If you have any comments on my story, or if you have any suggestions or solutions regarding this topic, please click the "Advice from You" button on the left and leave your comments in my forum.


The date for my arbitration has been set for November 1st. I have, as yet, to receive anything from my rheumatologist to defend me and that scares me to no end. Seems like my word carries no weight in the "experts" opinions as to whether I am disabled or not. I have received the documentation that my union has sent to the arbitrator and they did a very unprofessional job, including sending the report from my company doctor who states that he can see nothing wrong. They also included letters I had written to my doctor asking him to defend me. The content was meant for his eyes only and was sent to my union only to show them what I had done to receive his report. The arbitrator does not need to see these letters and I do not know whether they will help or hinder my case.

I requested from my doctor a prescription to help deal with the anxiety I am dealing with as thoughts of the upcoming arbitration and my defense have totally consumed my every waking moment. The psychiatrist who treats me for ADHD prescribed an antidepressant as well as massotherapy to help me. And, she also suggested I contact the Pain Management Clinic to see if they can help me.

I still do not know how I am going to prove my pain to the arbitrator and am very pessimistic about the outcome of my visit with her. The only additional possible proof I have is that the results of the MRI's done on my knees are in and I will go to get them next week with high hopes that they will show something, anything.

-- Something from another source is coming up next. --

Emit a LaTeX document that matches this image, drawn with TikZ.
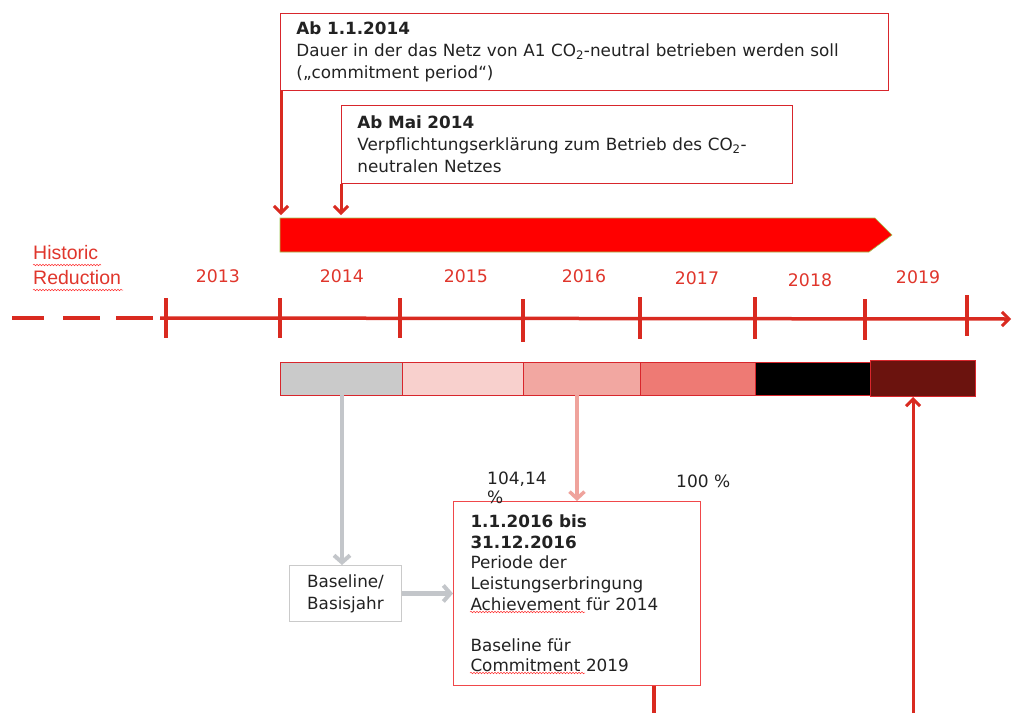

On a positive note, in search for support with my ordeal, I did find a marvelous web site called The American Pain Foundation - Pain Aid . There I found a wonderful support group who are listening to me and helping me deal with all that is going on. The members are wonderful, offering encouragement and most importantly, validation. I have learned that I am not alone in my anxiety and fear. The treatment I have received from my employers and my doctor, are not exclusive to me, but seem to be standard practice. I feel that my journey right now is not a solitary one but one in which fellow pain sufferers have opened their arms and are willing to walk hand in hand with me in my battle. If you are suffering from pain of any kind I urge you to contact them as their site contains a wealth of information and support and most of all, their members truly live up to the name "angels of love and compassion". To them,and in particular, "dre","plumlady"(Deb),"momglenda","donnilip","wolfy"and "misswillieray", I send out my wholehearted gratitude and appreciation for all that they have done for me.